Information shown>
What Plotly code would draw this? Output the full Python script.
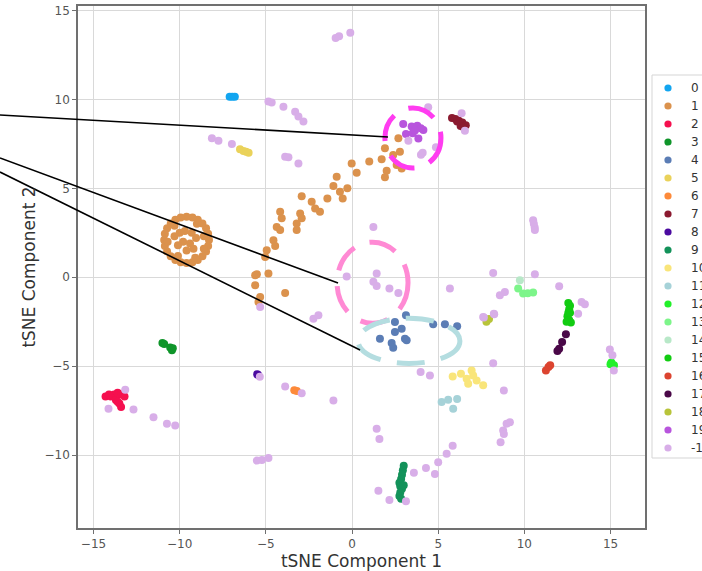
import plotly.graph_objects as go

labels = ["0", "1", "2", "3", "4", "5", "6", "7", "8", "9", "10", "11", "12",
          "13", "14", "15", "16", "17", "18", "19", "-1"]
colors = ["#12a5f0", "#db924d", "#f5104f", "#0f952a", "#5b7db5", "#ead25a",
          "#fd8a3a", "#8b1a30", "#4b0aa0", "#13925a", "#f9e57a", "#a6d2d8",
          "#22f02a", "#7df58a", "#b8e8c8", "#12cc12", "#dc4430", "#4a0848",
          "#b8c43a", "#b855dd", "#d8aee8"]

x0 = [-7.1, -6.95, -6.8]
y0 = [10.15, 10.15, 10.15]

x1 = [-8.3, -8.35, -8.47, -8.68, -8.95, -9.26, -9.6, -9.94, -10.25, -10.52, -10.73, -10.86,
      -10.9, -10.86, -10.73, -10.52, -10.25, -9.94, -9.6, -9.26, -8.95, -8.68, -8.47, -8.35,
      -8.6, -9.0, -10.3, -10.7, -10.1, -9.1, -8.6,
      -10.0, -9.7, -9.3, -9.8, -9.4, -10.1, -9.6, -9.2, -9.05, -10.3,
      2.69, 1.91, 2.78, 2.39, 1.72, 2.59, 2.88, 2.01, 1.91, 1.0, -0.02, 0.27, -0.89, -1.08,
      -0.70, -0.27, -0.54, -1.43, -1.86, -2.34, -2.14, -2.92, -3.01, -2.92, -3.21, -3.21,
      -4.17, -4.08, -4.37, -4.17, -4.56, -4.46, -4.95, -5.04, -4.85, -5.52, -5.62, -3.88,
      -5.33, -5.43, -5.62]
y1 = [2.1, 2.45, 2.75, 3.02, 3.23, 3.36, 3.4, 3.36, 3.23, 3.02, 2.75, 2.44,
      2.1, 1.76, 1.45, 1.18, 0.97, 0.84, 0.8, 0.84, 0.97, 1.18, 1.45, 1.76,
      2.3, 3.0, 2.9, 2.0, 1.2, 1.1, 1.6,
      2.5, 2.6, 2.5, 2.0, 1.9, 1.8, 1.5, 1.6, 2.2, 2.3,
      7.81, 7.25, 7.06, 6.87, 6.63, 6.31, 6.12, 5.99, 5.62, 6.50, 6.40, 5.88, 5.65, 5.13,
      4.81, 5.0, 4.43, 4.43, 3.68, 4.24, 3.87, 4.56, 3.59, 3.31, 3.02, 2.65,
      3.68, 3.31, 2.83, 2.65, 2.08, 1.75, 1.52, 1.14, 0.21, 0.17, -0.45, -0.88,
      -1.11, -1.39, 0.11]

x2 = [-14.3, -14.0, -13.8, -13.6, -13.4, -13.2, -13.7, -13.5, -13.4, -13.6, -14.1]
y2 = [-6.7, -6.7, -6.6, -6.5, -6.6, -6.7, -6.9, -7.1, -7.3, -7.0, -6.6]

x3 = [-11.0, -10.9, -10.55, -10.45, -10.4]
y3 = [-3.7, -3.75, -3.95, -4.1, -4.0]

x4 = [3.13, 2.49, 2.88, 2.49, 1.62, 2.30, 2.39, 3.07, 3.17, 4.71, 5.39, 6.10]
y4 = [-2.14, -2.52, -2.89, -3.08, -3.46, -3.70, -3.96, -3.46, -3.55, -2.65, -2.65, -2.76]

x5 = [-6.5, -6.3, -6.15, -6.0]
y5 = [7.2, 7.1, 7.05, 7.0]

x6 = [-3.35, -3.2]
y6 = [-6.35, -6.4]

x7 = [5.8, 6.0, 6.2, 6.4, 6.6, 6.3, 6.1, 6.5]
y7 = [8.95, 8.9, 8.8, 8.7, 8.55, 8.5, 8.75, 8.4]

x8 = [-5.5, -5.45]
y8 = [-5.45, -5.5]

x9 = [3.0, 2.95, 2.9, 2.85, 2.75, 2.8, 2.9, 2.8, 2.75, 2.85, 3.0]
y9 = [-10.6, -10.85, -11.1, -11.35, -11.55, -11.75, -11.9, -12.1, -12.3, -12.45, -11.7]

x10 = [5.84, 6.32, 6.65, 6.94, 7.03, 7.23, 7.61, 6.74]
y10 = [-5.58, -5.43, -5.71, -5.24, -5.52, -5.80, -6.08, -5.99]

x11 = [5.20, 5.58, 6.10, 5.87]
y11 = [-7.02, -6.89, -6.84, -7.40]

x12 = [15.05, 15.2, 15.0]
y12 = [-4.8, -4.95, -4.9]

x13 = [9.64, 9.93, 10.51, 10.2]
y13 = [-0.64, -0.92, -0.86, -0.9]

x14 = [9.74]
y14 = [-0.17]

x15 = [12.55, 12.65, 12.6, 12.55, 12.5, 12.6, 12.7, 12.45, 12.65]
y15 = [-1.45, -1.6, -1.8, -2.0, -2.2, -2.4, -2.55, -2.5, -2.0]

x16 = [11.25, 11.4, 11.5]
y16 = [-5.25, -5.05, -4.95]

x17 = [12.41, 12.19, 12.02, 11.92]
y17 = [-3.21, -3.64, -4.02, -4.15]

x18 = [7.8, 7.95]
y18 = [-2.5, -2.35]

x19 = [2.97, 3.46, 3.79, 4.14, 3.13, 3.52, 3.85, 3.99, 3.65]
y19 = [8.62, 8.47, 8.51, 8.28, 8.06, 8.09, 7.80, 8.38, 8.25]

xn = [-0.95, -0.75, -0.1, -4.85, -4.66, -3.98, -3.30, -3.11, -2.82, -8.13, -7.75, -6.97,
      -3.88, -3.69, -3.11, 4.42, 3.27, 4.0, 4.1, 4.87, 6.36, 6.55,
      1.24, 10.51, 10.55, 10.6, 10.61, 8.19, 10.61, 1.43, -0.31, 1.24, 1.43, 2.17, 2.69,
      5.68, 8.58, 8.87, 12.02, 7.61, 8.23, 13.32, 13.51, 13.12, 14.96, 15.11, 15.19,
      8.19, 3.98, 4.52, 8.81, -1.08, 8.97, 9.16, 8.77, 8.81, 8.62, 1.43, 1.59,
      5.84, 5.49, 5.0, 4.29, 4.81, 3.59, 1.53, 2.17, 3.13,
      -5.33, -2.24, -1.95, -5.35, -3.88, -2.92, -13.16, -14.13, -12.68, -11.52,
      -10.74, -10.26, -5.52, -5.23, -4.85, 7.65, 8.25]
yn = [13.45, 13.55, 13.75, 9.88, 9.82, 9.59, 9.31, 9.03, 8.75, 7.81, 7.68, 7.49,
      6.78, 6.74, 6.40, 9.56, 7.68, 6.88, 7.0, 7.31, 9.22, 8.24,
      2.83, 3.21, 3.0, 2.8, 2.65, 0.24, 0.17, 0.21, 0.04, -0.26, -0.5, -0.64, -0.88,
      -0.64, -1.01, -0.83, -0.51, -2.24, -2.05, -1.39, -1.52, -2.05, -4.07, -4.39, -5.24,
      -4.83, -5.33, -5.52, -6.37, -6.93, -8.24, -8.15, -8.62, -8.81, -9.28, -8.52, -9.09,
      -9.48, -9.93, -10.41, -10.72, -11.06, -10.99, -12.0, -12.52, -12.6,
      -1.67, -2.33, -2.14, -5.6, -6.14, -6.52, -6.33, -7.40, -7.44, -7.87,
      -8.24, -8.34, -10.31, -10.27, -10.16, -2.27, -2.08]

xs = [x0, x1, x2, x3, x4, x5, x6, x7, x8, x9, x10, x11, x12, x13, x14, x15, x16,
      x17, x18, x19, xn]
ys = [y0, y1, y2, y3, y4, y5, y6, y7, y8, y9, y10, y11, y12, y13, y14, y15, y16,
      y17, y18, y19, yn]

# highlight ellipses (data coords): x0, x1, y0, y1, colour
ellipses = [
    (1.91, 5.16, 6.14, 9.52, "#ff3cf0"),
    (-0.87, 3.25, -2.59, 1.97, "#ff8ad4"),
    (0.35, 6.26, -4.85, -2.31, "#b4dde0"),
]
# pointer lines (paper coords)
pointers = [
    (-0.1376, 0.7912, 0.5467, 0.7490),
    (-0.1376, 0.7088, 0.4586, 0.4693),
    (-0.1376, 0.6820, 0.4974, 0.3410),
]

W, H = 702, 571
ML, MR, MT, MB = 78, 57, 6, 43
PW, PH = W - ML - MR, H - MT - MB


def px_x(p):
    return (p - ML) / PW


def px_y(p):
    return (H - MB - p) / PH


fig = go.Figure()
for lab, col, xv, yv in zip(labels, colors, xs, ys):
    fig.add_trace(go.Scatter(x=xv, y=yv, mode="markers", name=lab, showlegend=False,
                             hoverinfo="skip",
                             marker=dict(color=col, size=8, line=dict(width=0))))

for ex0, ex1, ey0, ey1, col in ellipses:
    fig.add_shape(type="circle", xref="x", yref="y", x0=ex0, x1=ex1, y0=ey0, y1=ey1,
                  line=dict(color=col, width=5, dash="28px,16px"), layer="above")
for px0, py0, px1, py1 in pointers:
    fig.add_shape(type="line", xref="paper", yref="paper", x0=px0, y0=py0, x1=px1, y1=py1,
                  line=dict(color="black", width=1.6), layer="above")

# legend box (matplotlib style), entries drawn as marker dot + label
fig.add_shape(type="rect", xref="paper", yref="paper",
              x0=px_x(652), x1=px_x(730), y0=px_y(458), y1=px_y(75),
              line=dict(color="#d5d5d5", width=1), fillcolor="white", layer="above")
for i, (lab, col) in enumerate(zip(labels, colors)):
    yc = px_y(88 + 18.0 * i)
    fig.add_shape(type="circle", xref="paper", yref="paper",
                  xsizemode="pixel", ysizemode="pixel",
                  xanchor=px_x(668), yanchor=yc, x0=-3.6, x1=3.6, y0=-3.6, y1=3.6,
                  line=dict(width=0), fillcolor=col, layer="above")
    fig.add_annotation(xref="paper", yref="paper", x=px_x(689), y=yc,
                       xanchor="left", yanchor="middle", text=lab, showarrow=False,
                       font=dict(family="DejaVu Sans", size=12, color="#333333"))

axis_common = dict(showgrid=True, gridcolor="#d9d9d9", gridwidth=1, zeroline=False,
                   showline=True, mirror=True, linecolor="#707070", linewidth=1.5,
                   ticks="outside", ticklen=4, tickcolor="#707070",
                   tickfont=dict(family="DejaVu Sans", size=12, color="#555555"))

fig.update_layout(
    width=W, height=H,
    margin=dict(l=ML, r=MR, t=MT, b=MB, autoexpand=False),
    paper_bgcolor="white", plot_bgcolor="white",
    showlegend=False,
    xaxis=dict(range=[-15.9, 17.0], tickvals=[-15, -10, -5, 0, 5, 10, 15],
               title=dict(text="tSNE Component 1", standoff=4,
                          font=dict(family="DejaVu Sans", size=17, color="#333333")),
               **axis_common),
    yaxis=dict(range=[-14.1, 15.25], tickvals=[-10, -5, 0, 5, 10, 15],
               title=dict(text="tSNE Component 2", standoff=5,
                          font=dict(family="DejaVu Sans", size=17, color="#333333")),
               **axis_common),
)

fig.write_html("out.html", config={"displayModeBar": False},
               post_script="document.body.style.margin='0';")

Short exercise>
With the pictures left out, restate word for word every line of the data above, from the first down to the line that contains "y0 = [10.15, 10.15, 10.15]".

Completed exercise>
What Plotly code would draw this? Output the full Python script.
import plotly.graph_objects as go

labels = ["0", "1", "2", "3", "4", "5", "6", "7", "8", "9", "10", "11", "12",
          "13", "14", "15", "16", "17", "18", "19", "-1"]
colors = ["#12a5f0", "#db924d", "#f5104f", "#0f952a", "#5b7db5", "#ead25a",
          "#fd8a3a", "#8b1a30", "#4b0aa0", "#13925a", "#f9e57a", "#a6d2d8",
          "#22f02a", "#7df58a", "#b8e8c8", "#12cc12", "#dc4430", "#4a0848",
          "#b8c43a", "#b855dd", "#d8aee8"]

x0 = [-7.1, -6.95, -6.8]
y0 = [10.15, 10.15, 10.15]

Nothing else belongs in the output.